# INFORMATION SHOWN:
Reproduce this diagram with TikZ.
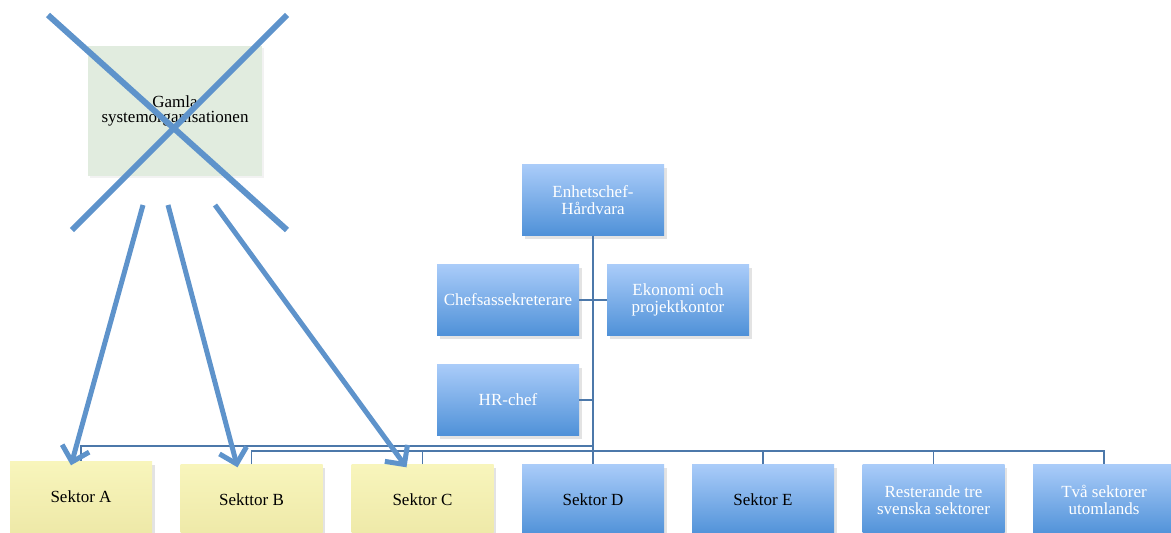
\documentclass[tikz,border=0pt]{standalone}
\usepackage{fontspec}
\setmainfont{Liberation Serif}
\usetikzlibrary{arrows.meta,shadows,calc}
\definecolor{bluetop}{HTML}{AACCF9}
\definecolor{bluebot}{HTML}{4F91D8}
\definecolor{yeltop}{HTML}{F8F5BC}
\definecolor{yelbot}{HTML}{EEE9A8}
\definecolor{conncol}{HTML}{4C78AA}
\definecolor{xblue}{HTML}{5E93CB}
\definecolor{greenfill}{HTML}{E1ECDF}
\begin{document}
\begin{tikzpicture}[x=1pt,y=-1pt,
  box/.style={minimum width=142pt,minimum height=71pt,inner sep=1pt,align=center,
    font=\fontsize{17}{16.5}\selectfont,
    drop shadow={opacity=0.22,shadow xshift=2.5pt,shadow yshift=-3pt}},
  bluebox/.style={box,top color=bluetop,bottom color=bluebot,text=white},
  yelbox/.style={box,top color=yeltop,bottom color=yelbot,text=black},
  greenbox/.style={minimum width=174pt,minimum height=130pt,inner sep=1pt,align=center,
    fill=greenfill,font=\fontsize{17}{15.5}\selectfont,
    drop shadow={opacity=0.1,shadow xshift=1.5pt,shadow yshift=-1.5pt}},
  conn/.style={draw=conncol,line width=1.6pt},
  xline/.style={draw=xblue,line width=6pt},
  bigarrow/.style={draw=xblue,line width=5pt,-{Straight Barb[length=14pt,width=28pt]}}
]
\useasboundingbox (0,0) rectangle (1171,533);

% old organisation
\node[greenbox] (old) at (175,111) {Gamla\\systemorganisationen};

% new organisation
\node[bluebox] (enh) at (593,200) {Enhetschef-\\Hårdvara};
\node[bluebox] (chef) at (508,300) {Chefsassekreterare};
\node[bluebox] (eko) at (678,300) {Ekonomi och\\projektkontor};
\node[bluebox] (hr) at (508,400) {HR-chef};

\node[yelbox] (sa) at (81,497) {Sektor A};
\node[yelbox] (sb) at (251.5,500) {Sekttor B};
\node[yelbox] (sc) at (422.5,500) {Sektor C};
\node[bluebox,text=black] (sd) at (593,500) {Sektor D};
\node[bluebox,text=black] (se) at (763,500) {Sektor E};
\node[bluebox] (sr) at (933.5,500) {Resterande tre\\svenska sektorer};
\node[bluebox] (st) at (1104,500) {Två sektorer\\utomlands};

% connectors
\coordinate (busA) at (593,446);
\coordinate (bus) at (593,451);
\draw[conn] (enh.south) -- (sd.north);
\draw[conn] (chef.east) -- (eko.west);
\draw[conn] (hr.east) -- (hr.east -| enh.south);
\draw[conn] (busA) -| (sa.north);
\draw[conn] (sb.north) |- (bus) -| (st.north);
\draw[conn] (sc.north) -- (sc.north |- bus);
\draw[conn] (se.north) -- (se.north |- bus);
\draw[conn] (sr.north) -- (sr.north |- bus);

% cross over old organisation
\draw[xline] (48,15) -- (287,230);
\draw[xline] (287,15) -- (72,230);

% arrows
\coordinate (a1) at (143,205);
\coordinate (a2) at (168,205);
\coordinate (a3) at (215,205);
\coordinate (ta) at ($(sa.north)+(-10,4)$);
\coordinate (tb) at ($(sb.north)+(-14,3)$);
\coordinate (tc) at ($(sc.north)+(-16,3)$);
\draw[bigarrow] (a1) -- (ta);
\draw[bigarrow] (a2) -- (tb);
\draw[bigarrow] (a3) -- (tc);
\end{tikzpicture}
\end{document}
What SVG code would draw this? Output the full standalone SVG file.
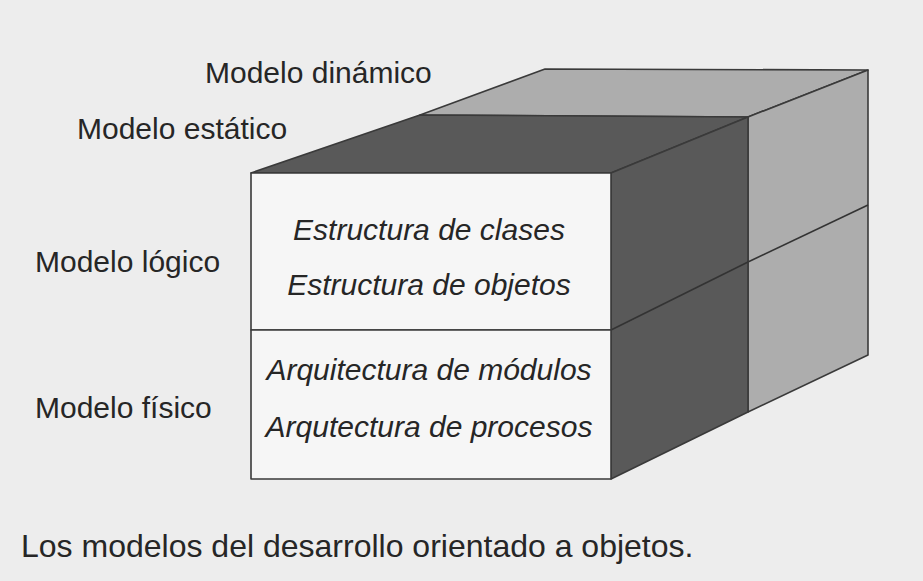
<svg xmlns="http://www.w3.org/2000/svg" width="923" height="581" viewBox="0 0 923 581">
<style>
.bg{fill:#ededed}
.face{stroke:#3a3a3a;stroke-width:1.6;stroke-linejoin:round}
.front{fill:#f6f6f6}
.dark{fill:#595959}
.light{fill:#adadad}
.edge{fill:none;stroke:#333;stroke-width:1.6}
.lbl{font-family:"Liberation Sans",Arial,sans-serif;font-size:30px;fill:#262626}
.it{font-style:italic;text-anchor:middle}
.cap{font-size:32px}
</style>
<rect class="bg" x="0" y="0" width="923" height="581"/>
<g id="cube">
  <g id="modelo-dinamico">
    <polygon class="face light" points="420,115 545,69 868,70 748,117"/>
    <polygon class="face light" points="748,117 868,70 868,355 748,412"/>
    <line class="edge" x1="748" y1="262" x2="868" y2="205"/>
  </g>
  <g id="modelo-estatico">
    <polygon class="face dark" points="251,173 420,115 748,117 611,173"/>
    <polygon class="face dark" points="611,173 748,117 748,412 611,479"/>
    <line class="edge" x1="611" y1="330" x2="748" y2="262"/>
  </g>
  <g id="modelo-logico">
    <rect class="face front" x="251" y="173" width="360" height="157"/>
    <text class="lbl it" x="429" y="240">Estructura de clases</text>
    <text class="lbl it" x="429" y="295">Estructura de objetos</text>
  </g>
  <g id="modelo-fisico">
    <rect class="face front" x="251" y="330" width="360" height="149"/>
    <text class="lbl it" x="429" y="380">Arquitectura de módulos</text>
    <text class="lbl it" x="429" y="437">Arqutectura de procesos</text>
  </g>
</g>
<g id="labels">
  <text class="lbl" x="205" y="83">Modelo dinámico</text>
  <text class="lbl" x="77" y="139">Modelo estático</text>
  <text class="lbl" x="35" y="272">Modelo lógico</text>
  <text class="lbl" x="35" y="418">Modelo físico</text>
  <text class="lbl cap" x="21" y="557">Los modelos del desarrollo orientado a objetos.</text>
</g>
<g id="connectors"/>
</svg>
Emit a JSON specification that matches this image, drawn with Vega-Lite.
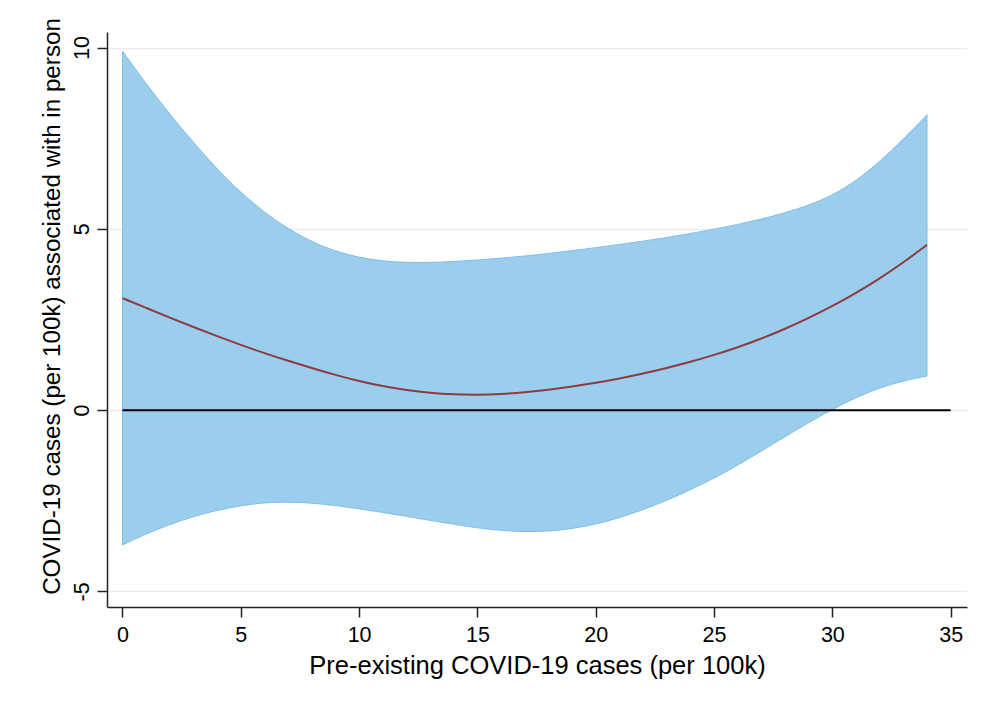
{
  "$schema": "https://vega.github.io/schema/vega-lite/v6.json",
  "width": 860,
  "height": 575,
  "autosize": "none",
  "padding": {"left": 107, "top": 32, "right": 14, "bottom": 112},
  "background": "white",
  "config": {"view": {"stroke": null}, "font": "Liberation Sans"},
  "datasets": {
    "band": [
      {"x": 0, "lo": -3.72, "hi": 9.9, "fit": 3.09},
      {"x": 1, "lo": -3.41, "hi": 9.0, "fit": 2.82},
      {"x": 2, "lo": -3.15, "hi": 8.16, "fit": 2.55},
      {"x": 3, "lo": -2.93, "hi": 7.38, "fit": 2.29},
      {"x": 4, "lo": -2.76, "hi": 6.64, "fit": 2.04},
      {"x": 5, "lo": -2.63, "hi": 6.0, "fit": 1.8},
      {"x": 6, "lo": -2.55, "hi": 5.45, "fit": 1.57},
      {"x": 7, "lo": -2.53, "hi": 5.0, "fit": 1.36},
      {"x": 8, "lo": -2.56, "hi": 4.64, "fit": 1.16},
      {"x": 9, "lo": -2.63, "hi": 4.38, "fit": 0.97},
      {"x": 10, "lo": -2.72, "hi": 4.21, "fit": 0.8},
      {"x": 11, "lo": -2.82, "hi": 4.11, "fit": 0.66},
      {"x": 12, "lo": -2.93, "hi": 4.07, "fit": 0.55},
      {"x": 13, "lo": -3.04, "hi": 4.07, "fit": 0.47},
      {"x": 14, "lo": -3.15, "hi": 4.1, "fit": 0.43},
      {"x": 15, "lo": -3.25, "hi": 4.14, "fit": 0.42},
      {"x": 16, "lo": -3.32, "hi": 4.19, "fit": 0.44},
      {"x": 17, "lo": -3.36, "hi": 4.25, "fit": 0.49},
      {"x": 18, "lo": -3.34, "hi": 4.32, "fit": 0.56},
      {"x": 19, "lo": -3.27, "hi": 4.4, "fit": 0.65},
      {"x": 20, "lo": -3.15, "hi": 4.48, "fit": 0.75},
      {"x": 21, "lo": -2.97, "hi": 4.57, "fit": 0.87},
      {"x": 22, "lo": -2.75, "hi": 4.66, "fit": 1.01},
      {"x": 23, "lo": -2.49, "hi": 4.76, "fit": 1.16},
      {"x": 24, "lo": -2.2, "hi": 4.87, "fit": 1.33},
      {"x": 25, "lo": -1.88, "hi": 4.99, "fit": 1.52},
      {"x": 26, "lo": -1.52, "hi": 5.12, "fit": 1.73},
      {"x": 27, "lo": -1.13, "hi": 5.27, "fit": 1.97},
      {"x": 28, "lo": -0.73, "hi": 5.44, "fit": 2.24},
      {"x": 29, "lo": -0.34, "hi": 5.65, "fit": 2.54},
      {"x": 30, "lo": 0.02, "hi": 5.92, "fit": 2.87},
      {"x": 31, "lo": 0.35, "hi": 6.32, "fit": 3.23},
      {"x": 32, "lo": 0.62, "hi": 6.85, "fit": 3.63},
      {"x": 33, "lo": 0.81, "hi": 7.47, "fit": 4.07},
      {"x": 34, "lo": 0.94, "hi": 8.15, "fit": 4.56}
    ],
    "ref": [{"x0": 0, "x1": 35, "y": 0}]
  },
  "layer": [
    {
      "data": {"name": "band"},
      "mark": {"type": "area", "color": "#9BCDED", "stroke": "#80BEE8", "strokeWidth": 1, "interpolate": "basis", "opacity": 1},
      "encoding": {
        "x": {
          "field": "x", "type": "quantitative",
          "scale": {"domain": [-0.655, 35.69], "nice": false, "zero": false},
          "axis": {
            "values": [0, 5, 10, 15, 20, 25, 30, 35],
            "title": "Pre-existing COVID-19 cases (per 100k)",
            "grid": false,
            "tickSize": 10, "tickWidth": 1.5, "tickColor": "#222",
            "domainColor": "#222", "domainWidth": 1.5,
            "labelFontSize": 21.5, "labelColor": "black", "labelPadding": 7,
            "titleFontSize": 25.5, "titleFontWeight": "normal", "titleColor": "black", "titlePadding": 8
          }
        },
        "y": {
          "field": "lo", "type": "quantitative",
          "scale": {"domain": [-5.43, 10.43], "nice": false, "zero": false},
          "axis": {
            "values": [-5, 0, 5, 10],
            "labelExpr": "'' + datum.value",
            "title": "COVID-19 cases (per 100k) associated with in person",
            "grid": true, "gridColor": "#E6EEF1", "gridWidth": 1.5,
            "tickSize": 10, "tickWidth": 1.5, "tickColor": "#222",
            "domainColor": "#222", "domainWidth": 1.5,
            "labelFontSize": 21.5, "labelColor": "black", "labelPadding": 9,
            "labelAngle": 270, "labelAlign": "center", "labelBaseline": "alphabetic",
            "titleFontSize": 24.2, "titleFontWeight": "normal", "titleColor": "black",
            "titleAngle": 270, "titleX": -55, "titleY": 274, "titleAlign": "center", "titleBaseline": "middle"
          }
        },
        "y2": {"field": "hi"}
      }
    },
    {
      "data": {"name": "band"},
      "mark": {"type": "line", "color": "#8E3A42", "strokeWidth": 2, "interpolate": "basis"},
      "encoding": {
        "x": {"field": "x", "type": "quantitative"},
        "y": {"field": "fit", "type": "quantitative"}
      }
    },
    {
      "data": {"name": "ref"},
      "mark": {"type": "rule", "color": "black", "strokeWidth": 2},
      "encoding": {
        "x": {"field": "x0", "type": "quantitative"},
        "x2": {"field": "x1"},
        "y": {"field": "y", "type": "quantitative"}
      }
    }
  ]
}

# DIRECTIVE:
Reproduce the records above from their first line to the line bearing "(old) at (175,111)", both ends included, leaving every picture out.

# SOLUTION BELOW:
Reproduce this diagram with TikZ.
\documentclass[tikz,border=0pt]{standalone}
\usepackage{fontspec}
\setmainfont{Liberation Serif}
\usetikzlibrary{arrows.meta,shadows,calc}
\definecolor{bluetop}{HTML}{AACCF9}
\definecolor{bluebot}{HTML}{4F91D8}
\definecolor{yeltop}{HTML}{F8F5BC}
\definecolor{yelbot}{HTML}{EEE9A8}
\definecolor{conncol}{HTML}{4C78AA}
\definecolor{xblue}{HTML}{5E93CB}
\definecolor{greenfill}{HTML}{E1ECDF}
\begin{document}
\begin{tikzpicture}[x=1pt,y=-1pt,
  box/.style={minimum width=142pt,minimum height=71pt,inner sep=1pt,align=center,
    font=\fontsize{17}{16.5}\selectfont,
    drop shadow={opacity=0.22,shadow xshift=2.5pt,shadow yshift=-3pt}},
  bluebox/.style={box,top color=bluetop,bottom color=bluebot,text=white},
  yelbox/.style={box,top color=yeltop,bottom color=yelbot,text=black},
  greenbox/.style={minimum width=174pt,minimum height=130pt,inner sep=1pt,align=center,
    fill=greenfill,font=\fontsize{17}{15.5}\selectfont,
    drop shadow={opacity=0.1,shadow xshift=1.5pt,shadow yshift=-1.5pt}},
  conn/.style={draw=conncol,line width=1.6pt},
  xline/.style={draw=xblue,line width=6pt},
  bigarrow/.style={draw=xblue,line width=5pt,-{Straight Barb[length=14pt,width=28pt]}}
]
\useasboundingbox (0,0) rectangle (1171,533);

% old organisation
\node[greenbox] (old) at (175,111) {Gamla\\systemorganisationen};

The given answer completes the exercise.